● Record extracts:
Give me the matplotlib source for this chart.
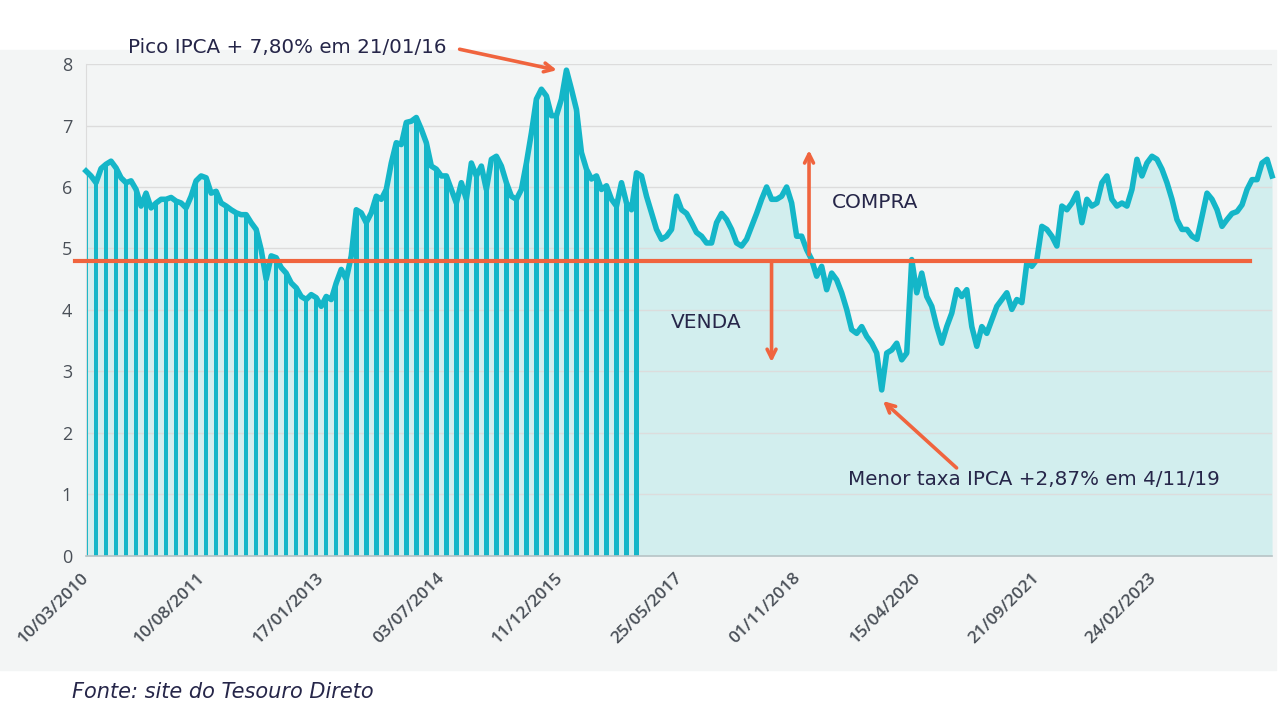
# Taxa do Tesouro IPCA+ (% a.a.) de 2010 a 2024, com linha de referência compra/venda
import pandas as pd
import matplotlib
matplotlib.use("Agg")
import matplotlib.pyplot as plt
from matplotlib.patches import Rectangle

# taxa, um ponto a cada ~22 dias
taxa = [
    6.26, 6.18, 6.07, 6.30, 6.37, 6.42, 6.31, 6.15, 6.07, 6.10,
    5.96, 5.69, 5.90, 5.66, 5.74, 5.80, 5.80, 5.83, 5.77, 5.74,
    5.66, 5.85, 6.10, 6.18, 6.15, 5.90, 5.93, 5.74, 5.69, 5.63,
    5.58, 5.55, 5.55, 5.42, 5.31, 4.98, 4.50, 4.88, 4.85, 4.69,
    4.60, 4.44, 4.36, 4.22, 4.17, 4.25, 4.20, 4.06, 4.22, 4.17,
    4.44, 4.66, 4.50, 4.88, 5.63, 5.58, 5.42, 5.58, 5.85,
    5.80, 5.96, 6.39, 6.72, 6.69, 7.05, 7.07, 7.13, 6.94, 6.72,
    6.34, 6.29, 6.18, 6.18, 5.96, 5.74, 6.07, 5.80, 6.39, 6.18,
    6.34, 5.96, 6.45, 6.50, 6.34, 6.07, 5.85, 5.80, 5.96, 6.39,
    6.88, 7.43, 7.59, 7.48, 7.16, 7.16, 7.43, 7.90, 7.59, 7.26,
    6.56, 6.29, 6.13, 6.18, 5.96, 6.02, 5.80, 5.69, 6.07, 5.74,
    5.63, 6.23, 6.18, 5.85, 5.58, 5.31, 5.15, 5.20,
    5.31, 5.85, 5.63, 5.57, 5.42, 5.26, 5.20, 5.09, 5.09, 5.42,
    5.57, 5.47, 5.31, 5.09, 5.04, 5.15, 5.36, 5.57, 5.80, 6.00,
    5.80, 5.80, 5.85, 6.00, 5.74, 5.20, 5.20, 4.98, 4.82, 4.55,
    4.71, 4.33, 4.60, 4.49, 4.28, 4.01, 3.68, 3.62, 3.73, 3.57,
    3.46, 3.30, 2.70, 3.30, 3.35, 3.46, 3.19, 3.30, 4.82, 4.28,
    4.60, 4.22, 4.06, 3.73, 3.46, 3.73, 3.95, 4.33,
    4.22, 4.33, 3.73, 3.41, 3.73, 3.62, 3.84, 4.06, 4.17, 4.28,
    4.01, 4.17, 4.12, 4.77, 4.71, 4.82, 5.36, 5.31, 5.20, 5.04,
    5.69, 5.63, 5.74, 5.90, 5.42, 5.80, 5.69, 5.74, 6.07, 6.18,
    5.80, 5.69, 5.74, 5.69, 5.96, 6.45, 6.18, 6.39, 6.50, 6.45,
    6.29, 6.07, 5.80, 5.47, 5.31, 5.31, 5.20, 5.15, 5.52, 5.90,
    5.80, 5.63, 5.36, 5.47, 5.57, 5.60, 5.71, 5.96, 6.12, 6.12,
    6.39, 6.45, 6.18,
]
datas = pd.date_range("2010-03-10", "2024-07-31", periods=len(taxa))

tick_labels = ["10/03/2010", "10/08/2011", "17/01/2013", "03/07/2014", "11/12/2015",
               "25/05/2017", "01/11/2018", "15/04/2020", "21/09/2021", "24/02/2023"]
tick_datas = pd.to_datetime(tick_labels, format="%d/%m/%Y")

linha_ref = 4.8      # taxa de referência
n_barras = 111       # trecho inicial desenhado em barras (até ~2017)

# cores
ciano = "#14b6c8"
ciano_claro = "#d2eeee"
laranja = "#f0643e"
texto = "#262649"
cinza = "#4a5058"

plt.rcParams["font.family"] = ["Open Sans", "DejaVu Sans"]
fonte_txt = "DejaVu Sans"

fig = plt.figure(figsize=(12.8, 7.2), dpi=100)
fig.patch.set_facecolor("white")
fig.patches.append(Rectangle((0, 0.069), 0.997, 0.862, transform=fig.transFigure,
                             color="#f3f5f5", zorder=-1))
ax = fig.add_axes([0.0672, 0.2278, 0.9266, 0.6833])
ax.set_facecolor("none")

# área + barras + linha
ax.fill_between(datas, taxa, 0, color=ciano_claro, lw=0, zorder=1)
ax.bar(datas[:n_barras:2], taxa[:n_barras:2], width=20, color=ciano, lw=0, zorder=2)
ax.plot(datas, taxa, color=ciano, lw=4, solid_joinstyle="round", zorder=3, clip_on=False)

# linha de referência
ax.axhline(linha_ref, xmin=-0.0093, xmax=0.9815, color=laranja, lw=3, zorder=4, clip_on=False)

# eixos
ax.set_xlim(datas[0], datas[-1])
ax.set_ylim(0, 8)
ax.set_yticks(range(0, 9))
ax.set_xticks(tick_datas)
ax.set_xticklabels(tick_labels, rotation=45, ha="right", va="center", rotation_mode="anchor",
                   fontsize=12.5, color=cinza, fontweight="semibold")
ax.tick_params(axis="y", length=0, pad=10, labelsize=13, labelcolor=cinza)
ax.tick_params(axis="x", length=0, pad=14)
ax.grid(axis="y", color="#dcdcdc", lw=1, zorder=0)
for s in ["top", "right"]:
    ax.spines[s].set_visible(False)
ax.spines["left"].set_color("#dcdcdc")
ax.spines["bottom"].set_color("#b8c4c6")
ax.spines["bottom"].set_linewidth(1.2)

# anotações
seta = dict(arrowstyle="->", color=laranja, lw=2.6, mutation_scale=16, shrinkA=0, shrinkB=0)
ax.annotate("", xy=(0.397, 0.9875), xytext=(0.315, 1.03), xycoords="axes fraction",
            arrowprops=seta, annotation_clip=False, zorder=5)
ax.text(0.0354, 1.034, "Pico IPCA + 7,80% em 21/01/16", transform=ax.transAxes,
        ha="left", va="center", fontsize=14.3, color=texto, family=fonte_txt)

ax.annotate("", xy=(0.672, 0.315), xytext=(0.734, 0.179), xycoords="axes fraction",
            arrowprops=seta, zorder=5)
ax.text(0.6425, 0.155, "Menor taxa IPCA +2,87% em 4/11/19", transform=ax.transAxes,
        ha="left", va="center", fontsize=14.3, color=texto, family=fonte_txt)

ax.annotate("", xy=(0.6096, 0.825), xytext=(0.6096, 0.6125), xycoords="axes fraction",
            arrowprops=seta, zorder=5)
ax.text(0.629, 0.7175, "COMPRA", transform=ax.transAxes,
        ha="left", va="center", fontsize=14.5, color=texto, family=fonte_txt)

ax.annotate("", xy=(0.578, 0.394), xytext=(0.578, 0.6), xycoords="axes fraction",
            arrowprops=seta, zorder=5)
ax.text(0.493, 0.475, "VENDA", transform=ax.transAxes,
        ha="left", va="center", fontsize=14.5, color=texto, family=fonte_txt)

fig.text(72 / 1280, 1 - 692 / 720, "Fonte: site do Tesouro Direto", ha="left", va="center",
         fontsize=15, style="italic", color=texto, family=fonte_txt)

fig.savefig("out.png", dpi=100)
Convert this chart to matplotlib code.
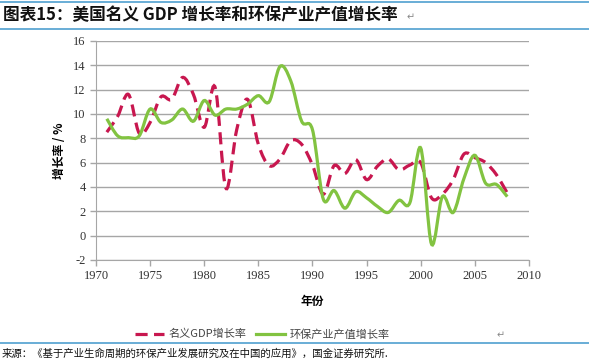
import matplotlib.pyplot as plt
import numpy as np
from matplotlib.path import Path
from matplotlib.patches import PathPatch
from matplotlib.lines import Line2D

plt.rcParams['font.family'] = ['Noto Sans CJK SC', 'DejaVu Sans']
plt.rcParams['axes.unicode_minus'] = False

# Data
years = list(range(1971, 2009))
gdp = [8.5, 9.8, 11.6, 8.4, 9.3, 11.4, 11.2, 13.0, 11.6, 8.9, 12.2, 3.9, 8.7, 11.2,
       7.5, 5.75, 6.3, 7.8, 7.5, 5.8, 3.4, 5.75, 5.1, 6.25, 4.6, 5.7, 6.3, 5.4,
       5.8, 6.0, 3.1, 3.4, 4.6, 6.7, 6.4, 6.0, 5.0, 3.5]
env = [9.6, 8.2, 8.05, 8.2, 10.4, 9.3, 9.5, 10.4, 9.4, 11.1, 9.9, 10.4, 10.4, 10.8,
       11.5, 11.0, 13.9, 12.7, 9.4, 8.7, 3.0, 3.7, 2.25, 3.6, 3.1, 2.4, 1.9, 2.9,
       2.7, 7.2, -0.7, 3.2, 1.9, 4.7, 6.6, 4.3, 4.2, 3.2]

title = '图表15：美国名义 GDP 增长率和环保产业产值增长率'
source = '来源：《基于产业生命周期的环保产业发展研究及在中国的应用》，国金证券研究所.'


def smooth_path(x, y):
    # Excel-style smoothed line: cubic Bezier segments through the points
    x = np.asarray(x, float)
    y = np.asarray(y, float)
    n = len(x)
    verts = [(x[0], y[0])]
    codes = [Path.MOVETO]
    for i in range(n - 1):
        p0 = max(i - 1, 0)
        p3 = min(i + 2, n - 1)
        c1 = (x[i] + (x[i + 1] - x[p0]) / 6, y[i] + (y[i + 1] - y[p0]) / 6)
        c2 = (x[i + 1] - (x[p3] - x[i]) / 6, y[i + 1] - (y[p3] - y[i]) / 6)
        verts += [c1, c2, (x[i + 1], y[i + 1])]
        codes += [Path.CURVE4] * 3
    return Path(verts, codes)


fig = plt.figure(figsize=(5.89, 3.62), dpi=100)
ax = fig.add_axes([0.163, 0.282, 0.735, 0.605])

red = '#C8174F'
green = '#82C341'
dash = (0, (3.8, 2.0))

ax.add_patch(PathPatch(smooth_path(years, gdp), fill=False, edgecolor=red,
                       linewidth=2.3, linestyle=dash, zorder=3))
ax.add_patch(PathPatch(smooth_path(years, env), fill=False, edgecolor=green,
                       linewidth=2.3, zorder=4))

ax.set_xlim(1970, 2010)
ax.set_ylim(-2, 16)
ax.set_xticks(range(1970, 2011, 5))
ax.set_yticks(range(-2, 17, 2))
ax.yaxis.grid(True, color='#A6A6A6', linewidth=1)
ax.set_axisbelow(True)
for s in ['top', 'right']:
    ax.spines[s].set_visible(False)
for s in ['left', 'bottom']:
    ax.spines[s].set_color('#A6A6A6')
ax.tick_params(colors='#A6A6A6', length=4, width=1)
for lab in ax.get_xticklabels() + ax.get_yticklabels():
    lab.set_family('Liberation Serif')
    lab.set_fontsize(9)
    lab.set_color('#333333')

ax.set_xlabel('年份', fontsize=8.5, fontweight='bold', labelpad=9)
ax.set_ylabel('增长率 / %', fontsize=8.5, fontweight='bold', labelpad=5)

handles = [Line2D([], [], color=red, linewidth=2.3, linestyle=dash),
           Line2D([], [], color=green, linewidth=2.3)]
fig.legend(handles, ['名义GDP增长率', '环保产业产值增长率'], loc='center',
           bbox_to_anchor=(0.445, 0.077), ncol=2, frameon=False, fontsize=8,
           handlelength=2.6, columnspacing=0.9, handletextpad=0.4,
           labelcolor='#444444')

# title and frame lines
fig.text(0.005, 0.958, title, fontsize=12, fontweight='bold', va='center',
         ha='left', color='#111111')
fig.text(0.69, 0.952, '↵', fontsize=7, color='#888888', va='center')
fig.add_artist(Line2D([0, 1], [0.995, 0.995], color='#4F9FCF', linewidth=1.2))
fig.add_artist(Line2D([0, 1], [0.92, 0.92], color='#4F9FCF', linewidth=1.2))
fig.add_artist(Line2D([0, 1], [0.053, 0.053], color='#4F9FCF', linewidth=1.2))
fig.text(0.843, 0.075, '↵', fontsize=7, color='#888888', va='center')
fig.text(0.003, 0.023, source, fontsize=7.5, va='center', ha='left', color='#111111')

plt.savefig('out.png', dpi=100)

● Task directions: Your task is to reproduce only the lines from the one with "Convert this chart to matplotlib code." through the one with "2.7, 7.2, -0.7, 3.2, 1.9, 4.7, 6.6, 4.3, 4.2, 3.2]", keeping both ends. Skip every picture.

● Result:
Convert this chart to matplotlib code.
import matplotlib.pyplot as plt
import numpy as np
from matplotlib.path import Path
from matplotlib.patches import PathPatch
from matplotlib.lines import Line2D

plt.rcParams['font.family'] = ['Noto Sans CJK SC', 'DejaVu Sans']
plt.rcParams['axes.unicode_minus'] = False

# Data
years = list(range(1971, 2009))
gdp = [8.5, 9.8, 11.6, 8.4, 9.3, 11.4, 11.2, 13.0, 11.6, 8.9, 12.2, 3.9, 8.7, 11.2,
       7.5, 5.75, 6.3, 7.8, 7.5, 5.8, 3.4, 5.75, 5.1, 6.25, 4.6, 5.7, 6.3, 5.4,
       5.8, 6.0, 3.1, 3.4, 4.6, 6.7, 6.4, 6.0, 5.0, 3.5]
env = [9.6, 8.2, 8.05, 8.2, 10.4, 9.3, 9.5, 10.4, 9.4, 11.1, 9.9, 10.4, 10.4, 10.8,
       11.5, 11.0, 13.9, 12.7, 9.4, 8.7, 3.0, 3.7, 2.25, 3.6, 3.1, 2.4, 1.9, 2.9,
       2.7, 7.2, -0.7, 3.2, 1.9, 4.7, 6.6, 4.3, 4.2, 3.2]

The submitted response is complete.